Tristan et Isolde sont totalement des êtres humains mais, comme Wagner l’a toujours fait, leurs personnalités ont une signification et une portée qui les dépassent. Il y a une véritable histoire d’amour et de douleur, une dimension qui rappelle la mythologie asiatique, et que l’on peut aborder sous forme de cercles successifs : un cercle du temps, un cercle de la naissance, etc. L’histoire que vivent Tristan et Isolde va bien au-delà de l’amour physique, et renvoie toujours à un manque, à une douleur. Rien de ce qui est voulu n’est obtenu et, à l’origine, l’amour entre les deux protagonistes naît du combat de Tristan avec Morold, et de la mort de ce dernier.

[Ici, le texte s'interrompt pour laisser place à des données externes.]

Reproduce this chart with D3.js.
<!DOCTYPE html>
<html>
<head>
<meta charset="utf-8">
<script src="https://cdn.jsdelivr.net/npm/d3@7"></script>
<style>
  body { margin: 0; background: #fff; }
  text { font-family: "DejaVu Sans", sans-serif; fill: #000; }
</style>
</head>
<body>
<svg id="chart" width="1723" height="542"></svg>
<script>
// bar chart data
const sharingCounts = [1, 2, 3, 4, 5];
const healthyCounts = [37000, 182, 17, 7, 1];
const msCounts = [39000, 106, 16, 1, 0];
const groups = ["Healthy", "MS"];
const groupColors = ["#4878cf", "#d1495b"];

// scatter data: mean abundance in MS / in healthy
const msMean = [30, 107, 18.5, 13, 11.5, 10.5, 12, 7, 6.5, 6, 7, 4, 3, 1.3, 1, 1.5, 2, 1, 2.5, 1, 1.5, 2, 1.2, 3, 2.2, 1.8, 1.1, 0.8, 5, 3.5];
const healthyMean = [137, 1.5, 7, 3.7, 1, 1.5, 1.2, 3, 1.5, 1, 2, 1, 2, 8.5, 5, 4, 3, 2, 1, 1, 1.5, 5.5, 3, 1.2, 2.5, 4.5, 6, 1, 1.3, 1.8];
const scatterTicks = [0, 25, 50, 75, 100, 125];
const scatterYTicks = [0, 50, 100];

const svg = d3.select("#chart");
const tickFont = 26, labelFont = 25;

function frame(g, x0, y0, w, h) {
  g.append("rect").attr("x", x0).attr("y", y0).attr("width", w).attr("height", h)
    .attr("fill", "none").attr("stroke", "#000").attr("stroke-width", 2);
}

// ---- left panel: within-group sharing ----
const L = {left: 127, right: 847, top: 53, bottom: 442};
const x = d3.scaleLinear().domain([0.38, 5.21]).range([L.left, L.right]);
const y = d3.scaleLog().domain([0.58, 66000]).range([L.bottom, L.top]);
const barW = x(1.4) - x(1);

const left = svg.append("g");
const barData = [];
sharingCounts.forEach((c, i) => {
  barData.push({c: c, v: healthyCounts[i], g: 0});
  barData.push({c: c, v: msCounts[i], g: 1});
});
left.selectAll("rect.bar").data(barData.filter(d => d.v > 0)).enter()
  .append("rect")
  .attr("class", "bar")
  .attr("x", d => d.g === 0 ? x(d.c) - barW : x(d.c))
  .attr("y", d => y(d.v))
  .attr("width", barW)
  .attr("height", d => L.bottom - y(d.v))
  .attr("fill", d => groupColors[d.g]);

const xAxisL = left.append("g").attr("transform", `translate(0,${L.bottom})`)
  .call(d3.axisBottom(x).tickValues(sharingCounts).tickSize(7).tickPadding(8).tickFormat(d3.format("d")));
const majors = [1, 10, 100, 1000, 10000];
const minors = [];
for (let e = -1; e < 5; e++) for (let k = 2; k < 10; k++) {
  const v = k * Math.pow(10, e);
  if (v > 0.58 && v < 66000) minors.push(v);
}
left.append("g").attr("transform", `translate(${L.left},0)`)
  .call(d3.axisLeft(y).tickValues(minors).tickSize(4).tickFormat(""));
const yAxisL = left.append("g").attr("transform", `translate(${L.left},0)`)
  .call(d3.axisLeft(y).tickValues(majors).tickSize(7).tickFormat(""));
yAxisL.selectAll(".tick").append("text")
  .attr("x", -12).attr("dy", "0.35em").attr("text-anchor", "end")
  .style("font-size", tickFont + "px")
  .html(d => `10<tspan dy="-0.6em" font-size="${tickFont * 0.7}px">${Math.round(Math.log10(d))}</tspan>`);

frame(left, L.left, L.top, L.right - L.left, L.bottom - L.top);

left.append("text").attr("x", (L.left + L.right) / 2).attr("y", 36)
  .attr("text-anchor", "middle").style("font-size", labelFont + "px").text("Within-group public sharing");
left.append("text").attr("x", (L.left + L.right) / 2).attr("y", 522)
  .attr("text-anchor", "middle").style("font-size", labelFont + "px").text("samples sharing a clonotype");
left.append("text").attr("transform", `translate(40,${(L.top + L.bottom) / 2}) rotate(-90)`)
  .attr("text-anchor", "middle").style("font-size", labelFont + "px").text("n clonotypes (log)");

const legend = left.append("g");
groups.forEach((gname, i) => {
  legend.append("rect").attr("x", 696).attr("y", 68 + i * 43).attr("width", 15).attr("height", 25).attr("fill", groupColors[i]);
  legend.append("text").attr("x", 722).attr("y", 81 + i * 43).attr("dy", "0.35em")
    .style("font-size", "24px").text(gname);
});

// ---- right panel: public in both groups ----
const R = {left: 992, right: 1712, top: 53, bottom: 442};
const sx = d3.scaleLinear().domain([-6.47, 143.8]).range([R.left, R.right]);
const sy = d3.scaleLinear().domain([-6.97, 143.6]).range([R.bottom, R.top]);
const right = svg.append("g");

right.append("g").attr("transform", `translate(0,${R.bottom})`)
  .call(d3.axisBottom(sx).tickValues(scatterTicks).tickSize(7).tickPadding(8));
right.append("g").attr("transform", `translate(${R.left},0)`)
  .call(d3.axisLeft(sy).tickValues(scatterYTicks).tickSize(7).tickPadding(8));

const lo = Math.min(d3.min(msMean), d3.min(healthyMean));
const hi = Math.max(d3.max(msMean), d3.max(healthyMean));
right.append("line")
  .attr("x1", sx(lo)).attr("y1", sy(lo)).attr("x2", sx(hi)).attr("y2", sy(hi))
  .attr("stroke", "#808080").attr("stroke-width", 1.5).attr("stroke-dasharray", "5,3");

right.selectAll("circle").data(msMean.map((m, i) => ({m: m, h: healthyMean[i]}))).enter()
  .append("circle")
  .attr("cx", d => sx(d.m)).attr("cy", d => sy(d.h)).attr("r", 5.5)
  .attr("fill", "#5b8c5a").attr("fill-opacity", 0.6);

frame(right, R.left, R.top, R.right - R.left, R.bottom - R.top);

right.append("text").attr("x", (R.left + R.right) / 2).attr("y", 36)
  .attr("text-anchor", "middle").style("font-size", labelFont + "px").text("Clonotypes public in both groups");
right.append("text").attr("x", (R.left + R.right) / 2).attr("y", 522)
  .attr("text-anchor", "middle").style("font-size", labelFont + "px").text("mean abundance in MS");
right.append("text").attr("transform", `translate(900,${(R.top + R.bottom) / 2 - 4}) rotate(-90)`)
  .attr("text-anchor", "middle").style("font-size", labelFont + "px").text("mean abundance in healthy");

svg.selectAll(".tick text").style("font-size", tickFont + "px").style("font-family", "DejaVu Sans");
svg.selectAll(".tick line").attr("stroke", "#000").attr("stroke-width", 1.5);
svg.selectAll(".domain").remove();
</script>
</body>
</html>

Il y a comme une réminiscence du combat entre Tristan et Morold dans le combat entre Tristan et Melot, à la fin de l’acte II. Dans cette mise en scène, c’est Isolde qui arrête le bras de Tristan, et que Melot profite de cet instant pour frapper mortellement Tristan. Je ne sais pas si c’est totalement inédit, mais c’est intéressant, d’autant que Pierre Audi a voulu un Melot qui corresponde à la description faite au Moyen-Âge  par Gottfried von Strassburg, un nain, un handicapé que Tristan pourrait battre facilement. Ce flashback sur la mort de Morold me paraît en tout cas fascinant, pour conclure un acte où le rapport au temps est complètement brouillé. Est-ce que tout le duo d’amour ne se passe pas après l’acte III ? On a l’impression que Tristan et Isolde sont déjà morts, qu’ils ont déjà quitté la vie.

Vous avez chanté Rienzi, un rôle très proche du Grand Opéra à la française, ainsi qu’Enée dans Les Troyens. Des rôles de Meyerbeer ou de Halevy sont-ils prévus ?

Quand j’ai chanté Rienzi, il y avait des coupures, mais mon rôle était presque totalement intégral. Au final, cela fait un rôle très long et assez « méchant », avec beaucoup d’aigus. Enée également est difficile à négocier : beaucoup de passages pas forcément longs mais presque toujours très tendus. Pour tout vous dire, je trouve que Les Troyens, que j’ai chantés récemment à Hambourg, est un fantastique opéra de femmes : ce sont les rôles de Cassandre et de Didon qui sont les véritables pivots de l’œuvre. Peut-être s’agit-il d’ailleurs de deux œuvres bien distinctes, qu’il vaudrait mieux jouer séparément, parce que c’est assez éprouvant en une soirée. Je pense que Berlioz a vu trop grand, et je préfère presque Benvenuto Cellini.

Beaucoup d’autres rôles français, comme Don José, ou même Samson, sont assez confortables à jouer mais restent tout de même très lyriques. J’avais travaillé Eléazar dans La Juive à l’Opéra de Vienne, pour une reprise qui a finalement été retirée, mais je n’avais pas vraiment de feeling pour ce rôle alors, cela valait peut-être mieux… !

 

Propos recueillis à Paris, le 29 avril 2016.